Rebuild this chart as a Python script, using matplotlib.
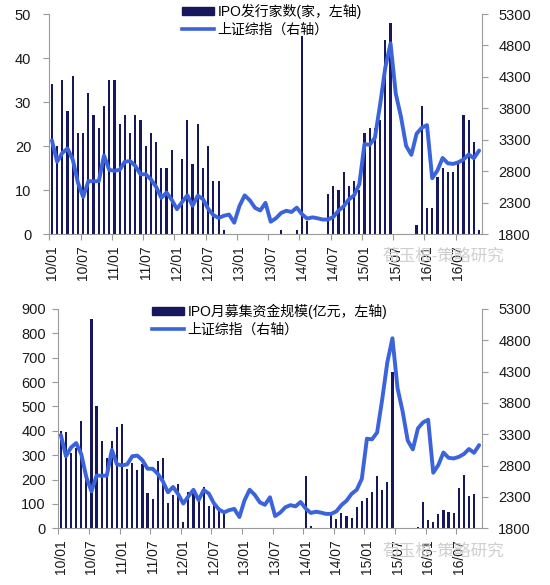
import matplotlib
matplotlib.use('Agg')
import matplotlib.pyplot as plt
import numpy as np
from matplotlib.patches import Patch
from matplotlib.lines import Line2D

plt.rcParams['font.family'] = ['Liberation Sans', 'Noto Sans CJK SC', 'DejaVu Sans']

# ---------------- data (monthly, 2010/01 - 2016/11) ----------------
tick_labels = ['10/01', '10/07', '11/01', '11/07', '12/01', '12/07', '13/01',
               '13/07', '14/01', '14/07', '15/01', '15/07', '16/01', '16/07']

ipo_count = [34, 20, 35, 28, 36, 23, 23, 32, 27, 24, 29, 35,
             35, 25, 27, 23, 27, 26, 20, 23, 21, 15, 15, 19,
             0, 17, 26, 16, 25, 15, 20, 12, 12, 1, 0, 0,
             0, 0, 0, 0, 0, 0, 0, 0, 1, 0, 0, 1,
             45, 3, 0, 0, 0, 9, 11, 10, 14, 11, 12, 10,
             23, 24, 24, 26, 44, 48, 0, 0, 0, 0, 2, 29,
             6, 6, 13, 15, 14, 14, 16, 27, 26, 21, 1]

ipo_amount = [400, 395, 310, 330, 440, 230, 860, 500, 360, 290, 360, 415,
              430, 245, 270, 240, 265, 145, 120, 275, 290, 105, 135, 180,
              27, 150, 155, 115, 170, 90, 105, 70, 62, 0, 0, 0,
              0, 0, 0, 0, 0, 0, 0, 0, 0, 0, 0, 0,
              215, 10, 0, 0, 0, 55, 37, 64, 51, 41, 86, 112,
              123, 148, 215, 157, 189, 643, 0, 0, 0, 0, 7, 107,
              34, 27, 57, 75, 68, 64, 167, 219, 134, 141, 3]

sse_index = [3290, 2950, 3090, 3160, 2985, 2615, 2390, 2640, 2640, 2640, 3050, 2820,
             2805, 2820, 2950, 2960, 2885, 2750, 2750, 2670, 2550, 2375, 2460, 2345,
             2195, 2310, 2415, 2250, 2410, 2355, 2200, 2100, 2055, 2090, 2110, 1980,
             2245, 2415, 2335, 2215, 2175, 2295, 1995, 2050, 2135, 2170, 2150, 2220,
             2115, 2045, 2065, 2050, 2030, 2030, 2070, 2170, 2240, 2350, 2415, 2590,
             3230, 3220, 3330, 3860, 4450, 4833, 4036, 3665, 3200, 3060, 3395, 3490,
             3532, 2687, 2810, 3010, 2925, 2915, 2940, 2985, 3065, 3005, 3128]

legend_top = ['IPO发行家数(家，左轴)', '上证综指（右轴）']
legend_bottom = ['IPO月募集资金规模(亿元，左轴)', '上证综指（右轴）']

BAR_C = '#17175e'
LINE_C = '#3b63dc'
SPINE_C = '#9a9a9a'
TXT_C = '#1a1a1a'

W, H = 550, 585
fig = plt.figure(figsize=(W / 100, H / 100), dpi=100)
fig.patch.set_facecolor('white')

n = len(ipo_count)
x = np.arange(n)


def panel(rect, bars, ymax, ystep, lpad, legend_labels, leg_xy):
    l, t, r, b = rect
    ax = fig.add_axes([l / W, 1 - b / H, (r - l) / W, (b - t) / H])
    ax.bar(x, bars, width=0.42, color=BAR_C, zorder=2)
    ax.set_xlim(-0.5, n - 0.5)
    ax.set_ylim(0, ymax)
    ax.set_yticks(np.arange(0, ymax + 1, ystep))
    ax.set_xticks(np.arange(0, n, 6))
    ax.set_xticklabels(tick_labels, rotation=90)
    ax.set_xticks(np.arange(-0.5, n, 6), minor=True)
    ax.tick_params(axis='x', which='major', length=0, pad=8, labelsize=10, colors=TXT_C)
    ax.tick_params(axis='x', which='minor', length=4, width=0.8, color=SPINE_C, direction='out')
    ax.tick_params(axis='y', length=4, width=0.8, color=SPINE_C, direction='out',
                   pad=lpad, labelsize=10.5, labelcolor=TXT_C)
    for s in ['top', 'right']:
        ax.spines[s].set_visible(False)
    for s in ['left', 'bottom']:
        ax.spines[s].set_color(SPINE_C)
        ax.spines[s].set_linewidth(0.8)

    axr = ax.twinx()
    axr.plot(x, sse_index, color=LINE_C, lw=2.8, solid_joinstyle='round',
             solid_capstyle='round', zorder=3)
    axr.set_ylim(1800, 5300)
    axr.set_yticks(np.arange(1800, 5301, 500))
    axr.tick_params(axis='y', length=4, width=0.8, color=SPINE_C, direction='out',
                    pad=8, labelsize=10.5, labelcolor=TXT_C)
    for s in ['top', 'left', 'bottom']:
        axr.spines[s].set_visible(False)
    axr.spines['right'].set_color(SPINE_C)
    axr.spines['right'].set_linewidth(0.8)

    handles = [Patch(facecolor=BAR_C, edgecolor=BAR_C),
               Line2D([], [], color=LINE_C, lw=2.6)]
    fig.legend(handles, legend_labels, loc='upper left',
               bbox_to_anchor=(leg_xy[0] / W, 1 - leg_xy[1] / H),
               frameon=False, fontsize=10, handlelength=2.3, handleheight=0.5,
               handletextpad=0.25, labelspacing=0.25, borderpad=0, borderaxespad=0)
    return ax, axr


panel((49.3, 14, 481.7, 234), ipo_count, 50, 10, 9, legend_top, (182, 4))
panel((58.3, 309, 481.7, 528.3), ipo_amount, 900, 100, 5, legend_bottom, (152, 304))

# faint watermark of the source
for wy in (256, 551):
    fig.text(383 / W, 1 - wy / H, '荀玉根-策略研究', color='#cfcfcf', fontsize=12,
             va='center', ha='left', zorder=0)

fig.savefig('out.png', dpi=100, facecolor='white')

- - - -

## DIRECTIVE
Repeat the lines above, starting at the first and stopping after the line that holds "plt.rcParams['font.family'] = ['Liberation", with the pictures left out.

## EXPECTED OUTPUT
Rebuild this chart as a Python script, using matplotlib.
import matplotlib
matplotlib.use('Agg')
import matplotlib.pyplot as plt
import numpy as np
from matplotlib.patches import Patch
from matplotlib.lines import Line2D

plt.rcParams['font.family'] = ['Liberation Sans', 'Noto Sans CJK SC', 'DejaVu Sans']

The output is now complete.